A Fundação de Arte de Ouro Preto (Faop), por exemplo, é uma das entidades que contribuiu com a preservação do ofício, ao montar tapetes em dois pontos do percurso da procissão. Na rua Getúlio Vargas, em frente à Galeria de Arte Nello Nuno, o tapete foi inspirado no centenário da visita dos modernistas a Ouro Preto. O desenho ganhou elementos que remetem às obras da artista Tarsila do Amaral, em especial, a partir da temática religiosa. Outro tapete foi montado no bairro Antônio Dias, que abriga o Núcleo de Arte e Ofícios da Faop. “É com alegria que a Faop, em mais um ano, contribui com essa celebração, que representa tão bem a arte e a fé em nosso Estado. Como todos os anos, estamos juntos dos ouro-pretanos nessa ação, que já se confunde com a história de nossa instituição na cidade", diz Jefferson da Fonseca, presidente da entidade.
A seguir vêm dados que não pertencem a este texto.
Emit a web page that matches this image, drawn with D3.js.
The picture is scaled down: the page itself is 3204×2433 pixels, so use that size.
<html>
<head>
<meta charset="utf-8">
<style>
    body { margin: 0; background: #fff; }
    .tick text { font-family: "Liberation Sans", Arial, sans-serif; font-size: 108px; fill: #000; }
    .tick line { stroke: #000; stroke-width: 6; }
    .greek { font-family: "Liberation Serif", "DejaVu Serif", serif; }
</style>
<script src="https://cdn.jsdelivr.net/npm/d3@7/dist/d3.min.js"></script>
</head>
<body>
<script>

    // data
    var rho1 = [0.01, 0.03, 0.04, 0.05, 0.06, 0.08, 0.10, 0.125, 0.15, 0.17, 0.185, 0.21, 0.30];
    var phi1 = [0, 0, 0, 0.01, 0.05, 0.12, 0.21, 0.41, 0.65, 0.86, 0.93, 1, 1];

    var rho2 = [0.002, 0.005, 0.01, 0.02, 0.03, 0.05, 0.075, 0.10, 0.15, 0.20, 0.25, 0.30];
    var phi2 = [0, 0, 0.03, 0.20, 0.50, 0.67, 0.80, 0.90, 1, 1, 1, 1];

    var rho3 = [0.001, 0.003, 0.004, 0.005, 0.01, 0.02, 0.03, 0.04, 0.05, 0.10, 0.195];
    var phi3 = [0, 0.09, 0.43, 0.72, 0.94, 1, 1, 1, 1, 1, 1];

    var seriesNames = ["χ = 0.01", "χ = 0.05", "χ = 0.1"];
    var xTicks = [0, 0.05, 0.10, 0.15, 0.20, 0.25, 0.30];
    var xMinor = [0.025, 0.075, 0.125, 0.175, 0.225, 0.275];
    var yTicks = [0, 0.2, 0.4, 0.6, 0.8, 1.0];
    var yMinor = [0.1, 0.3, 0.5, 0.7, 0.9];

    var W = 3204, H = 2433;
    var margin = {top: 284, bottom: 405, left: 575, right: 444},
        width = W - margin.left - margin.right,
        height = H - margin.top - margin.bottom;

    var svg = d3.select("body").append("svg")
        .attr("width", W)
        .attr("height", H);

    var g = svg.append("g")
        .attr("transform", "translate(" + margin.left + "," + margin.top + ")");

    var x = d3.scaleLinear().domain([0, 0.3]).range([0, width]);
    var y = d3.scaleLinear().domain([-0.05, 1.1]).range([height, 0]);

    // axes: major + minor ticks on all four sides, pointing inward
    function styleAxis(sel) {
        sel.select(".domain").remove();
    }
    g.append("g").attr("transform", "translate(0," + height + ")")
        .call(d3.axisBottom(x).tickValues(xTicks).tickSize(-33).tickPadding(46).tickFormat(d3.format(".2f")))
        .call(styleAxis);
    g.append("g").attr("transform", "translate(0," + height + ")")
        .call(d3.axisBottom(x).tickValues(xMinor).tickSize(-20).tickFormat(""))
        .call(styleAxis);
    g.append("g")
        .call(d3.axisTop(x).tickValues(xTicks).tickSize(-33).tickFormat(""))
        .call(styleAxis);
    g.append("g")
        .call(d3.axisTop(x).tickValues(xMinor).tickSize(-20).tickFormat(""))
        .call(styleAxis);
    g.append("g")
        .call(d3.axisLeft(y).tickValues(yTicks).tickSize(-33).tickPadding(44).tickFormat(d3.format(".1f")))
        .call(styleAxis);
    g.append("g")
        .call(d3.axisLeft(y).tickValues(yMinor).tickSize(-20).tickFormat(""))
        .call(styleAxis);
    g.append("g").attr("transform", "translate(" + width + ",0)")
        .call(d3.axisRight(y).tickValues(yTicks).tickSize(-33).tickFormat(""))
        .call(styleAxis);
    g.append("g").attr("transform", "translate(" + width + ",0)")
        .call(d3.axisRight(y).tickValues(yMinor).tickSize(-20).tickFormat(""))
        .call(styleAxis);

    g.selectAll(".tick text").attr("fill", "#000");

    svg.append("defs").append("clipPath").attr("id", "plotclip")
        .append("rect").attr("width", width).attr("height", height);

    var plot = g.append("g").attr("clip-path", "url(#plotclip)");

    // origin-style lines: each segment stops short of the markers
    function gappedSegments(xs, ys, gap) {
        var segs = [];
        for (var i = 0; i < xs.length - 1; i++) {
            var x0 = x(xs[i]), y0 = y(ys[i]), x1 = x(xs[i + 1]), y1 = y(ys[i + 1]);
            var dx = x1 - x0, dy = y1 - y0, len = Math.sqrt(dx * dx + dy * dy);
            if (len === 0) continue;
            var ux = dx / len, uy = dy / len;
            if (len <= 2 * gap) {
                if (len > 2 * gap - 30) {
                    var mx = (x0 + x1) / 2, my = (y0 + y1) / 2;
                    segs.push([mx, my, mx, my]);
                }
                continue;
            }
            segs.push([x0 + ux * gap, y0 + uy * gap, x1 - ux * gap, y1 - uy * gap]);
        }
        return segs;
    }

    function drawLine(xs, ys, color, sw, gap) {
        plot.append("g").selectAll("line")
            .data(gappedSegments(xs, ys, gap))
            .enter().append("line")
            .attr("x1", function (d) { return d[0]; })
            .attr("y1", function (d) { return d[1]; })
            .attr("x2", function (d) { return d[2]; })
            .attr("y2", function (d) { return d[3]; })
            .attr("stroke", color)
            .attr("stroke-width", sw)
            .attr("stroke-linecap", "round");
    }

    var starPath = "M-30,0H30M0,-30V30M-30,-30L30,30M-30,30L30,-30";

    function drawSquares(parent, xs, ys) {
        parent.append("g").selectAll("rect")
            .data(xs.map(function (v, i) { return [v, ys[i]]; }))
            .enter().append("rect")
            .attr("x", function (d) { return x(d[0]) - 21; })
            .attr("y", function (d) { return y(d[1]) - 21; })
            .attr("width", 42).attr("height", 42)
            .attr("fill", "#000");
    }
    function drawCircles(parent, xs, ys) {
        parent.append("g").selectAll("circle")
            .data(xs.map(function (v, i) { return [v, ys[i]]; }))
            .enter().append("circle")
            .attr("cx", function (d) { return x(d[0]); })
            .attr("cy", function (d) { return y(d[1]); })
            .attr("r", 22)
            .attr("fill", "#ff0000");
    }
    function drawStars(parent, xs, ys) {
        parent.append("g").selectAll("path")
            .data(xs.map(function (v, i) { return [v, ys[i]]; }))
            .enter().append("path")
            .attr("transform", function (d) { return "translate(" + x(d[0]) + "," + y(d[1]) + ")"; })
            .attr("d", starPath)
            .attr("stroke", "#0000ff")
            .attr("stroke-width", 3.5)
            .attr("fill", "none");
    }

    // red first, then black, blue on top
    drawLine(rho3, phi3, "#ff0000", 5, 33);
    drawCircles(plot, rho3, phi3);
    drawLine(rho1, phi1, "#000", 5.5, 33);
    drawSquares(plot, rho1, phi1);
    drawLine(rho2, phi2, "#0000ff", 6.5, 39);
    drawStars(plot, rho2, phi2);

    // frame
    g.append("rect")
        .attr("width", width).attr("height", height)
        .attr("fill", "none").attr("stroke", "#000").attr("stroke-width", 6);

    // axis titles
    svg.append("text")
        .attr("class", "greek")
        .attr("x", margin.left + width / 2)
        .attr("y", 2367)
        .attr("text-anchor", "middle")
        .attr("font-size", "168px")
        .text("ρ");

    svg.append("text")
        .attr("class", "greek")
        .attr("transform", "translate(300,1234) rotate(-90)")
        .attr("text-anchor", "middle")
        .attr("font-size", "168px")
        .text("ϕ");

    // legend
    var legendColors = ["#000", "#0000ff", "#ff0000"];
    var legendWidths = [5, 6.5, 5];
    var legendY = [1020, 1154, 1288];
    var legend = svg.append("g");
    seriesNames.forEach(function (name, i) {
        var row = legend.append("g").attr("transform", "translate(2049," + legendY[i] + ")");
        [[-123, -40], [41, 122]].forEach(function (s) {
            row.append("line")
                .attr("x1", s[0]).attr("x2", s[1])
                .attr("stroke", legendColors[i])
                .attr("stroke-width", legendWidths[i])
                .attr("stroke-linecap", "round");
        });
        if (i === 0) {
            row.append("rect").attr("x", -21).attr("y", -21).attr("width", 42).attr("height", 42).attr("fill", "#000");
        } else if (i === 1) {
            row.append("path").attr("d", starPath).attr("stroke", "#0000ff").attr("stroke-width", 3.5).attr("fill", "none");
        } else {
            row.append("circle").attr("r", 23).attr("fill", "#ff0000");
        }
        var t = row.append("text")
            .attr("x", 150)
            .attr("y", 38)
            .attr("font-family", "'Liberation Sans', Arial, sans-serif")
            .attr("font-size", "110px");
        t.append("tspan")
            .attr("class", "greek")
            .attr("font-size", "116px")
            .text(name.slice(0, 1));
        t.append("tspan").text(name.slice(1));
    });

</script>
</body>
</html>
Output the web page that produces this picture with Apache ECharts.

No largo do Rosário, o artista plástico Rodrigo Câmara também confeccionou um tapete em homenagem à Yara Tupynambá. O desenho foi retirado de um dos cadernos de estudos da artista. “Por tradição familiar, produzo tapetes devocionais em serragem colorida desde os 5 anos de idade. De forma efêmera, os tapetes de Páscoa, são produzidos na noite do sábado de Aleluia e seguem pela madrugada. A procissão passa logo cedo no domingo de Páscoa”, conta. No largo do Rosário, Câmara demorou, em média, oito horas para a produção do tapete. “A prefeitura fornece serragem já tingida em cores básicas, mas eu mesmo faço o tingimento da serragem que uso em meus projetos. Serragem, palha de arroz, borra de café, enfim, materiais que podem ser utilizados como adubo e preparação de solo. Os jardins e as hortas agradecem”, afirma.

Os ouro-pretanos estão preservando uma tradição que começou em 1733. Na antiga Vila Rica, no auge do período do ouro, a Igreja Católica promoveu o Triunfo Eucarístico, festa que marcou a reinauguração da matriz do Pilar, hoje intitulada Basílica do Pilar. Janelas, sacadas e ruas foram enfeitadas para o traslado do Santíssimo Sacramento das igrejas do Rosário para a do Pilar. Ali nascia a tradição dos tapetes de serragem em Ouro Preto, chamados também de “Tapetes Devocionais”.  A distribuição da serragem fica por conta da prefeitura, que realiza o tingimento da serragem de madeira, bem como preparo de outros materiais para a confecção dos tapetes, como cal, farinha de trigo, pó de café e flores secas. O tingimento normalmente é feito com pigmentos naturais para não interferir nas calçadas e garantir a preservação do patrimônio.

O Domingo da Ressurreição celebra a ressurreição de Jesus ocorrida no terceiro dia após sua crucificação no calvário efecha a programação da Semana Santa. O trajeto do cortejo corta boa parte da cidade, passando por diversos pontos turísticos. Nas sacadas dos casarões, os moradores estenderam toalhas de cor branca como sinal de respeito e devoção. A procissão saiu da basílica do Pilar, sobe a rua Conselheiro Santana até a Ponte Seca, rua Cônego Simões, rua Getúlio Vargas, Largo do Rosário, praça Silviano Brandão, rua São José, rua Conde de Bobadela, mais conhecida como rua Direita, Praça Tiradentes, Largo do Coimbra, rua Amália Bernhaus, rua São Francisco de Assis, rua Bernardo Vasconcelos, rua do Aleijadinho e rua da Conceição, finalizando na igreja Matriz da Conceição.

A confecção dos tapetes devocionais para o trajeto extrapola o caráter religioso, devido à sua concepção artística e cultural. Cesar Teixeira, da Assessoria Técnica de Promoção e Extensão da Faop, ressalta que uma das primeiras ações da fundação, criada há 55 anos, foi o resgate dessa tradição, que estava enfraquecida na cidade. A partir de então a Faop vem fomentando o ofício. “Além de contribuir com a confecção em datas religiosas, a instituição promove cursos, oficinas e workshops sobre a atividade em várias partes do Estado”, destaca. "A cidade está bem cheia neste feriado da Semana Santa, principalmente neste sábado e domingo. Estamos trabalhando com a capacidade de 80% da capacidade hoteleira. Esperamos receber cerca de 30 turistas nos dois dias", afirma Flávio Malta, secretário Municipal de Cultura e Turismo.